= PROVIDED MATERIAL =
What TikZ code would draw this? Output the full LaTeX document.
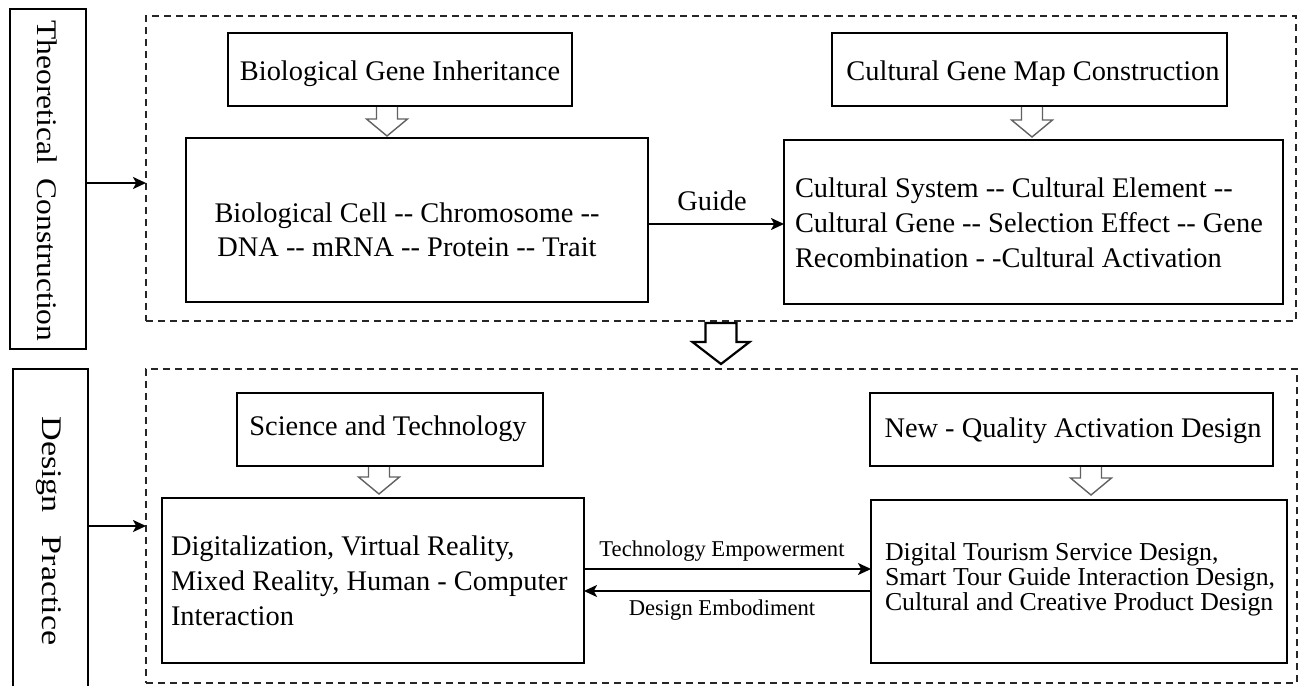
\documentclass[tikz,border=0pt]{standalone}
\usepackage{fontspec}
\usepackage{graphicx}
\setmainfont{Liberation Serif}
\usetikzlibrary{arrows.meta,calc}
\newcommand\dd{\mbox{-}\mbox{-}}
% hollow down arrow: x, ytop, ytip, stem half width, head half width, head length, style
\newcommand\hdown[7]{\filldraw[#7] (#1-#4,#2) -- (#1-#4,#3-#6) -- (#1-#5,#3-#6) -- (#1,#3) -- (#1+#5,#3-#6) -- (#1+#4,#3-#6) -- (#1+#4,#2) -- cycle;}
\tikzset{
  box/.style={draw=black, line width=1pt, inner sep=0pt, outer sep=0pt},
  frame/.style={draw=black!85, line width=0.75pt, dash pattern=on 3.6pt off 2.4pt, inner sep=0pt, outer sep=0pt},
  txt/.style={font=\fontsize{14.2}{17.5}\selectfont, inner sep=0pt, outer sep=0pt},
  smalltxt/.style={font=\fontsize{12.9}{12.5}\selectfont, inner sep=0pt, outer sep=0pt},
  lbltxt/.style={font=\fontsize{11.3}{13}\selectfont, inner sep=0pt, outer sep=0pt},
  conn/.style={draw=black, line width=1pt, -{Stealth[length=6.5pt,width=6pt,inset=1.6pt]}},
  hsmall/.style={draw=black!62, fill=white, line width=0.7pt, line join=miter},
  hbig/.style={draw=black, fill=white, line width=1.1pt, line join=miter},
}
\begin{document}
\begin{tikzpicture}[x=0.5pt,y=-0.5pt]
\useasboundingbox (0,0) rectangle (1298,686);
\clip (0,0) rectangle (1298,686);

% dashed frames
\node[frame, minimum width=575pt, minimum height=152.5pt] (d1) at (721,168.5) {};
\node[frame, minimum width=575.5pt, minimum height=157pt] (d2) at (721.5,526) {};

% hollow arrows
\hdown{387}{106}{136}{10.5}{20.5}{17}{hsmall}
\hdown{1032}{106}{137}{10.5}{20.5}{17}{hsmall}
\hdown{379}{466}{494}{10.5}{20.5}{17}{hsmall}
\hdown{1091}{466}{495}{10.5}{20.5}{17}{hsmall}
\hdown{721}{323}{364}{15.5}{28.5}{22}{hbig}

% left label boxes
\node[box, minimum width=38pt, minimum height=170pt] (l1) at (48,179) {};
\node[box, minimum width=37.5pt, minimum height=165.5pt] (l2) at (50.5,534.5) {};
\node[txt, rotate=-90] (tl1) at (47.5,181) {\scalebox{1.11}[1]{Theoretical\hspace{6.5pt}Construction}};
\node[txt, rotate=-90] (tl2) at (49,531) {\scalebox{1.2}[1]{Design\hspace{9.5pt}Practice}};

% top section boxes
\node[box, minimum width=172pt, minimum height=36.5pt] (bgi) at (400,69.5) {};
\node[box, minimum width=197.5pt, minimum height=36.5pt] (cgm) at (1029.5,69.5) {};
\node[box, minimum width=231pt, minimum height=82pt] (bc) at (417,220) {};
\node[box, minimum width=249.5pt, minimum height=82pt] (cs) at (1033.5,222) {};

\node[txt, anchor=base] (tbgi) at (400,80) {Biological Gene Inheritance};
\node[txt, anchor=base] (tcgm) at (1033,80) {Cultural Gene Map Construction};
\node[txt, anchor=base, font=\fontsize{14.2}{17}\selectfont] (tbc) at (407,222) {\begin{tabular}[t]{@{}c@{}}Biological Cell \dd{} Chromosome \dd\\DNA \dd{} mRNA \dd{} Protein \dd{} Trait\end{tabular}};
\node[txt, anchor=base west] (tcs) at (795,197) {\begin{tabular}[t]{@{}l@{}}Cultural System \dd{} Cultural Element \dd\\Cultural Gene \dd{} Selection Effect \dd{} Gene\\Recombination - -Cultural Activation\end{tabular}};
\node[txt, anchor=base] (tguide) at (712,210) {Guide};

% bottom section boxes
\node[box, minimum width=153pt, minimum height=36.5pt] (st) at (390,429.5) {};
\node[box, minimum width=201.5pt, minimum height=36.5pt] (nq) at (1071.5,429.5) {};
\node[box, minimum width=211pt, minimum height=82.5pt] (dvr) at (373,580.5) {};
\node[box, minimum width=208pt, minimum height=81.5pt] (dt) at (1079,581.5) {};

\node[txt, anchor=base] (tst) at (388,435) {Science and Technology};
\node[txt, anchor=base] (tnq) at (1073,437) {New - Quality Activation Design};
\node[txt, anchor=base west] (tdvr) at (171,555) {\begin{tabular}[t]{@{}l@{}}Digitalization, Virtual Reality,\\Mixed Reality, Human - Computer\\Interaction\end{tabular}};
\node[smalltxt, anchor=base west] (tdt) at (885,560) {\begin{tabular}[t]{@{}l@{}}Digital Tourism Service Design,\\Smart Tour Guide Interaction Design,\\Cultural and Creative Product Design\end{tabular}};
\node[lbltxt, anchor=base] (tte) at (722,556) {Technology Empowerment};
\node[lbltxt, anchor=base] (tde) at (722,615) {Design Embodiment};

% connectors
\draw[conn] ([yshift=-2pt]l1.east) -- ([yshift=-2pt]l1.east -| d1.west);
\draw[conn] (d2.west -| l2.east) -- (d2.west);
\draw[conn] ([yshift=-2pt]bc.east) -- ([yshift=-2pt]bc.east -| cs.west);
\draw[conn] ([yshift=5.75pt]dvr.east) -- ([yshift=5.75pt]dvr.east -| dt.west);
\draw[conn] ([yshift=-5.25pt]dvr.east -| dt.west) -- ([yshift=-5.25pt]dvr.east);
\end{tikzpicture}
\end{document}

= REQUIRED TASK =
Pictures are to be left out; repeat all the remaining data exactly.

= REPLY TO THE TASK =
What TikZ code would draw this? Output the full LaTeX document.
\documentclass[tikz,border=0pt]{standalone}
\usepackage{fontspec}
\usepackage{graphicx}
\setmainfont{Liberation Serif}
\usetikzlibrary{arrows.meta,calc}
\newcommand\dd{\mbox{-}\mbox{-}}
% hollow down arrow: x, ytop, ytip, stem half width, head half width, head length, style
\newcommand\hdown[7]{\filldraw[#7] (#1-#4,#2) -- (#1-#4,#3-#6) -- (#1-#5,#3-#6) -- (#1,#3) -- (#1+#5,#3-#6) -- (#1+#4,#3-#6) -- (#1+#4,#2) -- cycle;}
\tikzset{
  box/.style={draw=black, line width=1pt, inner sep=0pt, outer sep=0pt},
  frame/.style={draw=black!85, line width=0.75pt, dash pattern=on 3.6pt off 2.4pt, inner sep=0pt, outer sep=0pt},
  txt/.style={font=\fontsize{14.2}{17.5}\selectfont, inner sep=0pt, outer sep=0pt},
  smalltxt/.style={font=\fontsize{12.9}{12.5}\selectfont, inner sep=0pt, outer sep=0pt},
  lbltxt/.style={font=\fontsize{11.3}{13}\selectfont, inner sep=0pt, outer sep=0pt},
  conn/.style={draw=black, line width=1pt, -{Stealth[length=6.5pt,width=6pt,inset=1.6pt]}},
  hsmall/.style={draw=black!62, fill=white, line width=0.7pt, line join=miter},
  hbig/.style={draw=black, fill=white, line width=1.1pt, line join=miter},
}
\begin{document}
\begin{tikzpicture}[x=0.5pt,y=-0.5pt]
\useasboundingbox (0,0) rectangle (1298,686);
\clip (0,0) rectangle (1298,686);

% dashed frames
\node[frame, minimum width=575pt, minimum height=152.5pt] (d1) at (721,168.5) {};
\node[frame, minimum width=575.5pt, minimum height=157pt] (d2) at (721.5,526) {};

% hollow arrows
\hdown{387}{106}{136}{10.5}{20.5}{17}{hsmall}
\hdown{1032}{106}{137}{10.5}{20.5}{17}{hsmall}
\hdown{379}{466}{494}{10.5}{20.5}{17}{hsmall}
\hdown{1091}{466}{495}{10.5}{20.5}{17}{hsmall}
\hdown{721}{323}{364}{15.5}{28.5}{22}{hbig}

% left label boxes
\node[box, minimum width=38pt, minimum height=170pt] (l1) at (48,179) {};
\node[box, minimum width=37.5pt, minimum height=165.5pt] (l2) at (50.5,534.5) {};
\node[txt, rotate=-90] (tl1) at (47.5,181) {\scalebox{1.11}[1]{Theoretical\hspace{6.5pt}Construction}};
\node[txt, rotate=-90] (tl2) at (49,531) {\scalebox{1.2}[1]{Design\hspace{9.5pt}Practice}};

% top section boxes
\node[box, minimum width=172pt, minimum height=36.5pt] (bgi) at (400,69.5) {};
\node[box, minimum width=197.5pt, minimum height=36.5pt] (cgm) at (1029.5,69.5) {};
\node[box, minimum width=231pt, minimum height=82pt] (bc) at (417,220) {};
\node[box, minimum width=249.5pt, minimum height=82pt] (cs) at (1033.5,222) {};

\node[txt, anchor=base] (tbgi) at (400,80) {Biological Gene Inheritance};
\node[txt, anchor=base] (tcgm) at (1033,80) {Cultural Gene Map Construction};
\node[txt, anchor=base, font=\fontsize{14.2}{17}\selectfont] (tbc) at (407,222) {\begin{tabular}[t]{@{}c@{}}Biological Cell \dd{} Chromosome \dd\\DNA \dd{} mRNA \dd{} Protein \dd{} Trait\end{tabular}};
\node[txt, anchor=base west] (tcs) at (795,197) {\begin{tabular}[t]{@{}l@{}}Cultural System \dd{} Cultural Element \dd\\Cultural Gene \dd{} Selection Effect \dd{} Gene\\Recombination - -Cultural Activation\end{tabular}};
\node[txt, anchor=base] (tguide) at (712,210) {Guide};

% bottom section boxes
\node[box, minimum width=153pt, minimum height=36.5pt] (st) at (390,429.5) {};
\node[box, minimum width=201.5pt, minimum height=36.5pt] (nq) at (1071.5,429.5) {};
\node[box, minimum width=211pt, minimum height=82.5pt] (dvr) at (373,580.5) {};
\node[box, minimum width=208pt, minimum height=81.5pt] (dt) at (1079,581.5) {};

\node[txt, anchor=base] (tst) at (388,435) {Science and Technology};
\node[txt, anchor=base] (tnq) at (1073,437) {New - Quality Activation Design};
\node[txt, anchor=base west] (tdvr) at (171,555) {\begin{tabular}[t]{@{}l@{}}Digitalization, Virtual Reality,\\Mixed Reality, Human - Computer\\Interaction\end{tabular}};
\node[smalltxt, anchor=base west] (tdt) at (885,560) {\begin{tabular}[t]{@{}l@{}}Digital Tourism Service Design,\\Smart Tour Guide Interaction Design,\\Cultural and Creative Product Design\end{tabular}};
\node[lbltxt, anchor=base] (tte) at (722,556) {Technology Empowerment};
\node[lbltxt, anchor=base] (tde) at (722,615) {Design Embodiment};

% connectors
\draw[conn] ([yshift=-2pt]l1.east) -- ([yshift=-2pt]l1.east -| d1.west);
\draw[conn] (d2.west -| l2.east) -- (d2.west);
\draw[conn] ([yshift=-2pt]bc.east) -- ([yshift=-2pt]bc.east -| cs.west);
\draw[conn] ([yshift=5.75pt]dvr.east) -- ([yshift=5.75pt]dvr.east -| dt.west);
\draw[conn] ([yshift=-5.25pt]dvr.east -| dt.west) -- ([yshift=-5.25pt]dvr.east);
\end{tikzpicture}
\end{document}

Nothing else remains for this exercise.